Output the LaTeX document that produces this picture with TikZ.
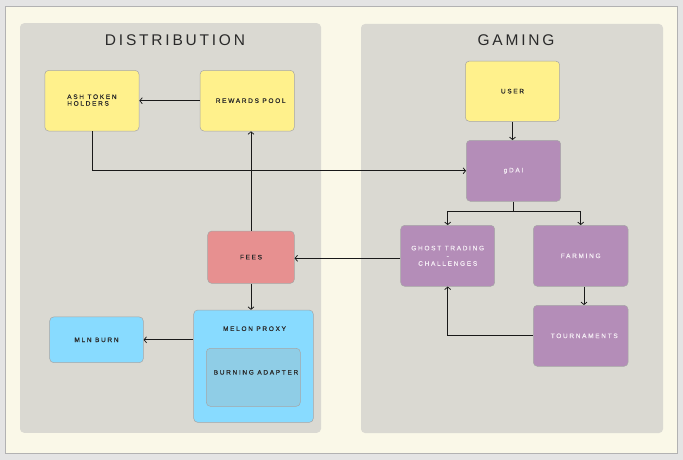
\documentclass[tikz,border=0pt]{standalone}
\usepackage{fontspec}
\setmainfont{Liberation Sans}
\newfontfamily\boxfont[LetterSpace=26,FakeBold=0.6]{Liberation Sans}
\newfontfamily\titlefont[LetterSpace=18]{Liberation Sans}
\usetikzlibrary{arrows.meta}
\definecolor{outerbg}{HTML}{E4E4E4}
\definecolor{cream}{HTML}{FAF8E8}
\definecolor{panelc}{HTML}{DAD9D2}
\definecolor{yellowc}{HTML}{FFF18C}
\definecolor{purplec}{HTML}{B48DB8}
\definecolor{feesc}{HTML}{E79090}
\definecolor{bluec}{HTML}{88DBFF}
\definecolor{adapterc}{HTML}{8FCDE6}
\definecolor{ptext}{HTML}{F4ECF4}
\definecolor{dtext}{HTML}{2A2A2A}
\tikzset{
  panel/.style={fill=panelc, rounded corners=4pt, draw=none, inner sep=0pt},
  titletext/.style={font=\titlefont\fontsize{15.5}{18}\selectfont, text=dtext, inner sep=0pt},
  box/.style={rounded corners=4pt, draw=black!35, line width=0.5pt, inner sep=0pt,
    font=\boxfont\fontsize{6.5}{8.2}\selectfont, align=center},
  ybox/.style={box, fill=yellowc, text=dtext},
  pbox/.style={box, fill=purplec, text=ptext},
  fbox/.style={box, fill=feesc, text=dtext},
  bbox/.style={box, fill=bluec, text=dtext},
  abox/.style={box, fill=adapterc, text=dtext},
  plain/.style={inner sep=0pt, font=\boxfont\fontsize{6.5}{8.2}\selectfont, text=dtext},
  arr/.style={draw=black!90, line width=0.75pt, -{Straight Barb[length=2.5pt,width=6pt]}},
  ln/.style={draw=black!90, line width=0.75pt}
}
\begin{document}
\begin{tikzpicture}[x=1pt,y=-1pt]
\useasboundingbox (0,0) rectangle (683,460);
\fill[outerbg] (0,0) rectangle (683,460);
\draw[fill=cream, draw=black!30, line width=0.8pt] (5,6) rectangle (677.5,453);
% panels
\node[panel, minimum width=301pt, minimum height=409.5pt] (pdist) at (170.5,228) {};
\node[panel, minimum width=302pt, minimum height=409pt] (pgame) at (512,228.5) {};
\node[titletext] (tdist) at (175,40) {DISTRIBUTION};
\node[titletext] (tgame) at (516,40) {GAMING};
% distribution boxes
\node[ybox, minimum width=94.3pt, minimum height=60.7pt] (ash) at (91.9,100.7) {\begin{tabular}{@{}l@{}}ASH TOKEN\\[-1.5pt]HOLDERS\end{tabular}};
\node[ybox, minimum width=94.3pt, minimum height=60.7pt] (pool) at (247.2,100.7) {\hspace*{7pt}REWARDS POOL};
\node[fbox, minimum width=86.6pt, minimum height=52.3pt] (fees) at (251,257.2) {FEES};
\node[bbox, minimum width=119.6pt, minimum height=112.3pt] (proxy) at (253.5,366.2) {};
\node[plain] (proxytxt) at (254.5,328.7) {MELON PROXY};
\node[abox, minimum width=94pt, minimum height=58pt] (adapter) at (253.3,377.3) {};
\node[plain] (adaptertxt) at (256,372.3) {BURNING ADAPTER};
\node[bbox, minimum width=93.6pt, minimum height=45.7pt] (mln) at (96.5,339.8) {MLN BURN};
% gaming boxes
\node[ybox, minimum width=94.4pt, minimum height=60.3pt] (user) at (512.5,91.2) {USER};
\node[pbox, minimum width=94.4pt, minimum height=61pt] (gdai) at (513.5,170.8) {gDAI};
\node[pbox, minimum width=94pt, minimum height=61pt] (ghost) at (447.7,255.8) {GHOST TRADING\\[-0.5pt]-\\[-0.5pt]CHALLENGES};
\node[pbox, minimum width=94.7pt, minimum height=61pt] (farm) at (580.7,255.8) {FARMING};
\node[pbox, minimum width=94.7pt, minimum height=61pt] (tourn) at (580.7,335.8) {\hspace*{7pt}TOURNAMENTS};
\coordinate (split) at (513.5,211);
% connectors
\draw[arr] (pool.west) -- (ash.east);
\draw[arr] (ash.south) |- (gdai.west);
\draw[arr] (user.south) -- (user.south |- gdai.north);
\draw[ln] (gdai.south) -- (split);
\draw[arr] (split) -| (ghost.north);
\draw[arr] (split) -| (farm.north);
\draw[arr] ([xshift=3.3pt]farm.south) -- ([xshift=3.3pt]tourn.north);
\draw[arr] (tourn.west) -| (ghost.south);
\draw[arr] ([yshift=-2.5pt]ghost.west) -- ([yshift=-2.5pt]ghost.west -| fees.east);
\draw[arr] (fees.north) -- (fees.north |- pool.south);
\draw[arr] (fees.south) -- (fees.south |- proxy.north);
\draw[arr] (proxy.west |- mln.east) -- (mln.east);
\end{tikzpicture}
\end{document}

[The request]
Reproduce the material word for word. Any pictures should be left out of the copy.

[Answer to this problem]
Output the LaTeX document that produces this picture with TikZ.
\documentclass[tikz,border=0pt]{standalone}
\usepackage{fontspec}
\setmainfont{Liberation Sans}
\newfontfamily\boxfont[LetterSpace=26,FakeBold=0.6]{Liberation Sans}
\newfontfamily\titlefont[LetterSpace=18]{Liberation Sans}
\usetikzlibrary{arrows.meta}
\definecolor{outerbg}{HTML}{E4E4E4}
\definecolor{cream}{HTML}{FAF8E8}
\definecolor{panelc}{HTML}{DAD9D2}
\definecolor{yellowc}{HTML}{FFF18C}
\definecolor{purplec}{HTML}{B48DB8}
\definecolor{feesc}{HTML}{E79090}
\definecolor{bluec}{HTML}{88DBFF}
\definecolor{adapterc}{HTML}{8FCDE6}
\definecolor{ptext}{HTML}{F4ECF4}
\definecolor{dtext}{HTML}{2A2A2A}
\tikzset{
  panel/.style={fill=panelc, rounded corners=4pt, draw=none, inner sep=0pt},
  titletext/.style={font=\titlefont\fontsize{15.5}{18}\selectfont, text=dtext, inner sep=0pt},
  box/.style={rounded corners=4pt, draw=black!35, line width=0.5pt, inner sep=0pt,
    font=\boxfont\fontsize{6.5}{8.2}\selectfont, align=center},
  ybox/.style={box, fill=yellowc, text=dtext},
  pbox/.style={box, fill=purplec, text=ptext},
  fbox/.style={box, fill=feesc, text=dtext},
  bbox/.style={box, fill=bluec, text=dtext},
  abox/.style={box, fill=adapterc, text=dtext},
  plain/.style={inner sep=0pt, font=\boxfont\fontsize{6.5}{8.2}\selectfont, text=dtext},
  arr/.style={draw=black!90, line width=0.75pt, -{Straight Barb[length=2.5pt,width=6pt]}},
  ln/.style={draw=black!90, line width=0.75pt}
}
\begin{document}
\begin{tikzpicture}[x=1pt,y=-1pt]
\useasboundingbox (0,0) rectangle (683,460);
\fill[outerbg] (0,0) rectangle (683,460);
\draw[fill=cream, draw=black!30, line width=0.8pt] (5,6) rectangle (677.5,453);
% panels
\node[panel, minimum width=301pt, minimum height=409.5pt] (pdist) at (170.5,228) {};
\node[panel, minimum width=302pt, minimum height=409pt] (pgame) at (512,228.5) {};
\node[titletext] (tdist) at (175,40) {DISTRIBUTION};
\node[titletext] (tgame) at (516,40) {GAMING};
% distribution boxes
\node[ybox, minimum width=94.3pt, minimum height=60.7pt] (ash) at (91.9,100.7) {\begin{tabular}{@{}l@{}}ASH TOKEN\\[-1.5pt]HOLDERS\end{tabular}};
\node[ybox, minimum width=94.3pt, minimum height=60.7pt] (pool) at (247.2,100.7) {\hspace*{7pt}REWARDS POOL};
\node[fbox, minimum width=86.6pt, minimum height=52.3pt] (fees) at (251,257.2) {FEES};
\node[bbox, minimum width=119.6pt, minimum height=112.3pt] (proxy) at (253.5,366.2) {};
\node[plain] (proxytxt) at (254.5,328.7) {MELON PROXY};
\node[abox, minimum width=94pt, minimum height=58pt] (adapter) at (253.3,377.3) {};
\node[plain] (adaptertxt) at (256,372.3) {BURNING ADAPTER};
\node[bbox, minimum width=93.6pt, minimum height=45.7pt] (mln) at (96.5,339.8) {MLN BURN};
% gaming boxes
\node[ybox, minimum width=94.4pt, minimum height=60.3pt] (user) at (512.5,91.2) {USER};
\node[pbox, minimum width=94.4pt, minimum height=61pt] (gdai) at (513.5,170.8) {gDAI};
\node[pbox, minimum width=94pt, minimum height=61pt] (ghost) at (447.7,255.8) {GHOST TRADING\\[-0.5pt]-\\[-0.5pt]CHALLENGES};
\node[pbox, minimum width=94.7pt, minimum height=61pt] (farm) at (580.7,255.8) {FARMING};
\node[pbox, minimum width=94.7pt, minimum height=61pt] (tourn) at (580.7,335.8) {\hspace*{7pt}TOURNAMENTS};
\coordinate (split) at (513.5,211);
% connectors
\draw[arr] (pool.west) -- (ash.east);
\draw[arr] (ash.south) |- (gdai.west);
\draw[arr] (user.south) -- (user.south |- gdai.north);
\draw[ln] (gdai.south) -- (split);
\draw[arr] (split) -| (ghost.north);
\draw[arr] (split) -| (farm.north);
\draw[arr] ([xshift=3.3pt]farm.south) -- ([xshift=3.3pt]tourn.north);
\draw[arr] (tourn.west) -| (ghost.south);
\draw[arr] ([yshift=-2.5pt]ghost.west) -- ([yshift=-2.5pt]ghost.west -| fees.east);
\draw[arr] (fees.north) -- (fees.north |- pool.south);
\draw[arr] (fees.south) -- (fees.south |- proxy.north);
\draw[arr] (proxy.west |- mln.east) -- (mln.east);
\end{tikzpicture}
\end{document}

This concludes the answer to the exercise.